宏之 マリオが冒険に出発していくときの気持ちも、悲哀とか切なさみたいなものをもたせると深みが出るんじゃないかなと思いました。オープニングでいうと、まあ、初めて見たときのショックは大きいんじゃないかなと思いますし。

秀五 グリップに巻かれちゃうしね。

宏之 しかもただ巻かれて連れていかれるんではなく、マリオの分身みたいな存在なのに、邪悪なものの化身になってしまうという。それが面白いんじゃないかなと思いました。

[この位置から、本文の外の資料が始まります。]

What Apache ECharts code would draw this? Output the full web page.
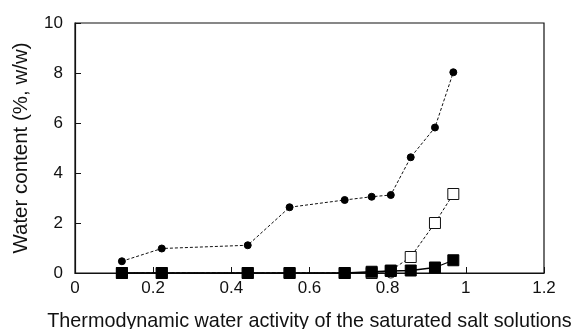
<!DOCTYPE html>
<html><head><meta charset="utf-8">
<script src="https://cdn.jsdelivr.net/npm/echarts@6/dist/echarts.min.js"></script>
<style>html,body{margin:0;padding:0;background:#fff}#c{width:577px;height:329px}</style>
</head><body><div id="c"></div>
<script>
var aw = [0.12, 0.222, 0.442, 0.549, 0.69, 0.759, 0.808, 0.859, 0.921, 0.968];
var filledCircle = [0.47, 0.98, 1.11, 2.63, 2.92, 3.05, 3.12, 4.63, 5.82, 8.03];
var openSquare = [0, 0, 0, 0, 0, 0, 0.1, 0.64, 2.0, 3.16];
var filledSquare = [0, 0, 0, 0, 0, 0.05, 0.08, 0.1, 0.22, 0.51];
var openCircle = [0, 0, 0, 0, 0, 0, 0, -0.05, -0.05, -0.03];
var xTicks = ['0', '0.2', '0.4', '0.6', '0.8', '1', '1.2'];
var yTicks = ['0', '2', '4', '6', '8', '10'];

function pairs(ys){ return aw.map(function(x,i){ return [x, ys[i]]; }); }
var chart = echarts.init(document.getElementById('c'));
var font = 'Liberation Sans, Arial, sans-serif';
var lineCol = '#111';
chart.setOption({
  animation: false,
  grid: {left: 75, top: 23, right: 33, bottom: 56, outerBoundsMode: 'none', containLabel: false,
         show: true, borderColor: lineCol, borderWidth: 1.2, backgroundColor: 'transparent'},
  xAxis: {
    type: 'value', min: 0, max: 1.2, interval: 0.2,
    name: 'Thermodynamic water activity of the saturated salt solutions',
    nameLocation: 'middle', nameGap: 39,
    nameTextStyle: {fontFamily: font, fontSize: 19.8, color: '#111'},
    axisLine: {show: true, onZero: false, lineStyle: {color: lineCol, width: 1.2}},
    axisTick: {show: true, inside: true, length: 6, lineStyle: {color: lineCol}},
    axisLabel: {fontFamily: font, fontSize: 17, color: '#111', margin: 7,
      formatter: function(v){ return xTicks[Math.round(v/0.2)]; }},
    splitLine: {show: false}
  },
  yAxis: {
    type: 'value', min: 0, max: 10, interval: 2,
    name: 'Water content (%, w/w)',
    nameLocation: 'middle', nameGap: 43,
    nameTextStyle: {fontFamily: font, fontSize: 20.5, color: '#111'},
    axisLine: {show: true, onZero: false, lineStyle: {color: lineCol, width: 1.2}},
    axisTick: {show: true, inside: true, length: 6, lineStyle: {color: lineCol}},
    axisLabel: {fontFamily: font, fontSize: 17, color: '#111', margin: 12,
      formatter: function(v){ return yTicks[Math.round(v/2)]; }},
    splitLine: {show: false}
  },
  series: [
    {type: 'line', data: pairs(openCircle), symbol: 'circle', symbolSize: 10,
     itemStyle: {color: '#fff', borderColor: lineCol, borderWidth: 1},
     lineStyle: {color: lineCol, width: 1, type: 'dashed'}, z: 1},
    {type: 'line', data: pairs(openSquare), symbol: 'rect', symbolSize: 11,
     itemStyle: {color: '#fff', borderColor: lineCol, borderWidth: 1},
     lineStyle: {color: lineCol, width: 1, type: [3, 2]}, z: 2},
    {type: 'line', data: pairs(filledSquare), symbol: 'rect', symbolSize: 11,
     itemStyle: {color: '#000', borderColor: '#000'},
     lineStyle: {color: '#000', width: 1.3}, z: 3},
    {type: 'line', data: pairs(filledCircle), symbol: 'circle', symbolSize: 7,
     itemStyle: {color: '#000', borderColor: '#000'},
     lineStyle: {color: lineCol, width: 1, type: [3, 2]}, z: 4}
  ]
});
</script></body></html>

—— オープニングの裏側には、そういう意図があったんですね。

宏之 あと僕が作ってきたこれまでのマリオ関連の中では、ピーチ姫が誘拐される物語はひとつもないんです。理由としては、「マリオが冒険してクッパと戦ってピーチ姫を取り返す」ということ自体は良いんですけど、ピーチ姫がさらわれたとして、それは果たしてスポーツで解決することなのか? と。

一同 (笑)

宏之 そんな悠長なことでいいのか、って(笑)。それはいつもの『スーパーマリオ』のシリーズで遊べるからそれでいいと思いますし。そうして全体の構成を考えてからお話を書き進めていくんですが、ゲームのストーリーって、ゲーム性の部分と起こるエピソードとの間に矛盾があってはいけないので、ある意味小説を書くより難しいと思うんですよ。その点、僕はRPGのシナリオをたくさん書いてきているので、おかげさまでなんとかなったと思います(笑)。だから、今回はRPGのお話を書いているのとほぼ変わらなかったです。

秀五 『マリオテニス』シリーズの中でも、キャメロット制作という感じの物語になりましたよね。

伊豆野 ラストのシチュエーションも…ああこれはまだ言えないですけど(笑)。さすがと思いました。